A Decade on the Road
Written by Jon Beck | Photography by Jon Beck & Jason Lee
I’m walking around New Jersey, having just concluded several days of filming on a motorcycle. Exploring these old neighborhoods on foot makes a person want to skate. Infrastructure built upon the forgotten remnants of itself creates an accidental canvas of creative possibilities. Hiding in plain sight, a broken section of retaining wall points the way over a grassy bank to a misshapen sidewalk slope just beyond. In many ways, a skater’s eye is trained to see beauty and utility in the abandoned and the broken.
Jason Lee is a legendary skateboarder who has translated this aesthetic into a series of photo essays spanning over 10 years. With an arsenal of older cameras, Jason has been steadily building a library of black-and-white slides, color films and Polaroids that are a record of what would otherwise be forgotten America. Sharing a passion for film photography, Jason and I have traveled through portions of the U.S. and Mexico over the years, cameras in tow. On a recent road trip from California to Texas, we revisited some locations from early trips a decade ago. Visible changes over the 10-year span were striking in some cases, and barely perceptible in others.

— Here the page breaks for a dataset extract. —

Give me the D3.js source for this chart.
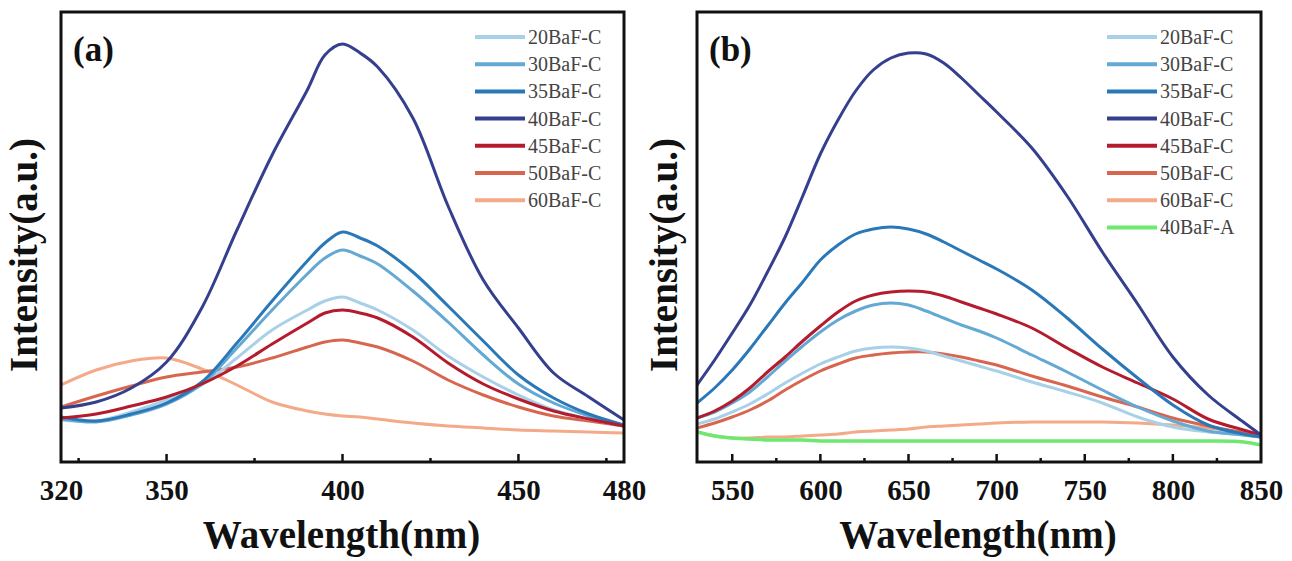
<!DOCTYPE html>
<html><head><meta charset="utf-8">
<script src="https://cdn.jsdelivr.net/npm/d3@7"></script>
<style>body{margin:0;background:#fff}svg{display:block}</style>
</head><body>
<svg id="c" width="1292" height="561"></svg>
<script>
// ---------- DATA ----------
const seriesNamesA = ["20BaF-C","30BaF-C","35BaF-C","40BaF-C","45BaF-C","50BaF-C","60BaF-C"];
const seriesNamesB = ["20BaF-C","30BaF-C","35BaF-C","40BaF-C","45BaF-C","50BaF-C","60BaF-C","40BaF-A"];
const seriesColors = {"20BaF-C":"#a8d1e7","30BaF-C":"#63a9d3","35BaF-C":"#2a78b8","40BaF-C":"#343f8e",
  "45BaF-C":"#b41c2e","50BaF-C":"#d8664f","60BaF-C":"#f4aa88","40BaF-A":"#6fe86f"};

// panel (a): excitation-range spectra
const wavelengthA = [320,330,340,350,360,370,380,390,395,400,405,410,420,430,440,450,460,470,480];
const a20 = [42,41,50,62,77,104,132,152,161,165,159,152,132,106,85,67,52,43,36];
const a30 = [43,40,47,58,78,114,152,188,204,212,206,198,171,140,107,78,59,46,36];
const a35 = [45,41,48,59,80,119,161,201,219,230,224,216,190,156,121,87,64,48,37];
const a40 = [54,60,74,100,154,232,307,372,407,418,409,395,344,256,182,134,89,65,42];
const a45 = [44,48,56,65,78,96,118,139,149,152,149,144,125,99,78,63,51,43,36];
const a50 = [55,66,76,85,90,95,104,115,120,122,119,115,101,82,67,55,46,41,36];
const a60 = [77,92,101,104,93,77,60,51,48,46,45,43,39,36,34,32,31,30,29];

// panel (b): emission-range spectra
const wavelengthB = [530,540,550,560,570,580,590,600,610,620,630,640,650,660,670,680,690,700,720,740,760,780,800,820,840,850];
const b20 = [38,43,50,58,68,79,89,98,105,111,114,115,114,111,106,101,96,91,80,70,59,45,35,30,27,25];
const b30 = [44,50,59,70,85,101,116,130,142,151,157,159,157,151,144,137,131,124,107,90,72,55,41,31,27,25];
const b35 = [59,74,92,113,136,159,180,202,217,228,233,235,233,228,220,211,202,193,172,144,113,84,57,37,28,25];
const b40 = [77,102,129,157,190,225,266,308,342,371,392,404,409,408,399,384,367,350,314,266,210,158,105,67,40,27];
const b45 = [44,51,61,74,90,105,121,136,150,161,167,170,171,170,166,160,154,148,134,114,95,79,63,43,32,27];
const b50 = [34,39,45,52,61,72,82,91,98,104,107,109,110,110,108,105,101,97,86,76,65,55,44,36,29,25];
const b60 = [30,26,24,24,25,25,26,27,28,30,31,32,33,35,36,37,38,39,40,40,40,39,37,34,30,28];
const b40A = [30,26,24,23,22,22,22,21,21,21,21,21,21,21,21,21,21,21,21,21,21,21,21,21,20,17];

const ticksA = [320,350,400,450,480];
const minorA = [325,375,425,475];
const ticksB = [550,600,650,700,750,800,850];
const minorB = [575,625,675,725,775,825];

const dataA = {"20BaF-C":a20,"30BaF-C":a30,"35BaF-C":a35,"40BaF-C":a40,"45BaF-C":a45,"50BaF-C":a50,"60BaF-C":a60};
const dataB = {"20BaF-C":b20,"30BaF-C":b30,"35BaF-C":b35,"40BaF-C":b40,"45BaF-C":b45,"50BaF-C":b50,"60BaF-C":b60,"40BaF-A":b40A};

// ---------- DRAW ----------
const svg = d3.select("#c");
const serif = "'Liberation Serif','Times New Roman',serif";

function panel(cfg){
  const g = svg.append("g");
  const x = d3.scaleLinear().domain(cfg.domain).range([cfg.left, cfg.right]);
  const y = d3.scaleLinear().domain([0,450]).range([cfg.bottom, cfg.top]);

  const clipId = "clip" + cfg.tag;
  svg.append("defs").append("clipPath").attr("id", clipId)
    .append("rect").attr("x", cfg.left).attr("y", cfg.top)
    .attr("width", cfg.right-cfg.left).attr("height", cfg.bottom-cfg.top);

  const line = d3.line().x((d,i)=>x(cfg.wl[i])).y(d=>y(d)).curve(d3.curveCatmullRom.alpha(0.5));
  const lines = g.append("g").attr("clip-path", `url(#${clipId})`);
  cfg.order.forEach(name=>{
    lines.append("path").attr("d", line(cfg.data[name]))
      .attr("fill","none").attr("stroke", seriesColors[name])
      .attr("stroke-width", name==="40BaF-A" ? 3.5 : 3).attr("stroke-linejoin","round");
  });

  // frame
  g.append("rect").attr("x", cfg.left).attr("y", cfg.top)
    .attr("width", cfg.right-cfg.left).attr("height", cfg.bottom-cfg.top)
    .attr("fill","none").attr("stroke","#111").attr("stroke-width",3);

  // bottom axis, inward ticks
  const ax = d3.axisBottom(x).tickValues(cfg.ticks).tickSize(0).tickPadding(0).tickFormat(d3.format("d"));
  const axg = g.append("g").attr("transform", `translate(0,${cfg.bottom})`).call(ax);
  axg.select(".domain").remove();
  axg.selectAll("text").attr("y", 38).attr("dy", null)
    .attr("font-family", serif).attr("font-weight","bold").attr("font-size", 29).attr("fill","#111");
  g.append("g").selectAll("line").data(cfg.ticks.filter(t=>t>cfg.domain[0] && t<cfg.domain[1])).join("line")
    .attr("x1", d=>x(d)).attr("x2", d=>x(d)).attr("y1", cfg.bottom).attr("y2", cfg.bottom-8)
    .attr("stroke","#111").attr("stroke-width",2.5);
  g.append("g").selectAll("line").data(cfg.minor).join("line")
    .attr("x1", d=>x(d)).attr("x2", d=>x(d)).attr("y1", cfg.bottom).attr("y2", cfg.bottom-4)
    .attr("stroke","#111").attr("stroke-width",2.5);

  // titles
  g.append("text").attr("x", (cfg.left+cfg.right)/2 - 1).attr("y", 548)
    .attr("text-anchor","middle").attr("font-family", serif).attr("font-weight","bold")
    .attr("font-size", 39).attr("fill","#111").text("Wavelength(nm)");
  g.append("text").attr("transform", `translate(${cfg.ylabX},255) rotate(-90)`)
    .attr("text-anchor","middle").attr("font-family", serif).attr("font-weight","bold")
    .attr("font-size", 39).attr("fill","#111").text("Intensity(a.u.)");
  g.append("text").attr("x", cfg.left+12).attr("y", 61)
    .attr("font-family", serif).attr("font-weight","bold").attr("font-size", 35)
    .attr("fill","#111").text(cfg.label);

  // legend
  const lg = g.append("g");
  cfg.names.forEach((name,i)=>{
    const yy = 37 + i*27.2;
    lg.append("line").attr("x1", cfg.legX).attr("x2", cfg.legX+50).attr("y1", yy).attr("y2", yy)
      .attr("stroke", seriesColors[name]).attr("stroke-width", 4);
    lg.append("text").attr("x", cfg.legX+53).attr("y", yy).attr("dy","0.35em")
      .attr("font-family", serif).attr("font-size", 20).attr("fill","#444").text(name);
  });
}

panel({tag:"a", domain:[320,480], left:61, right:624, top:12, bottom:462,
  wl: wavelengthA, data: dataA, names: seriesNamesA, ticks: ticksA, minor: minorA,
  order: ["60BaF-C","50BaF-C","20BaF-C","30BaF-C","35BaF-C","45BaF-C","40BaF-C"],
  ylabX: 37, legX: 475, label: "(a)"});

panel({tag:"b", domain:[530,850], left:697, right:1261, top:12, bottom:462,
  wl: wavelengthB, data: dataB, names: seriesNamesB, ticks: ticksB, minor: minorB,
  order: ["60BaF-C","40BaF-A","50BaF-C","20BaF-C","30BaF-C","45BaF-C","35BaF-C","40BaF-C"],
  ylabX: 677, legX: 1107, label: "(b)"});
</script>
</body></html>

Having a tangible, analogue record of everyday people, locations and events creates a more honest historical archive. Where monuments, natural wonders and featured destinations perhaps represent the lion’s share of usual road-trip documentation, the vast majority of what exists on most any journey lies in the supposedly mundane. Life’s narrative is composed mostly of gaps … and written in silence.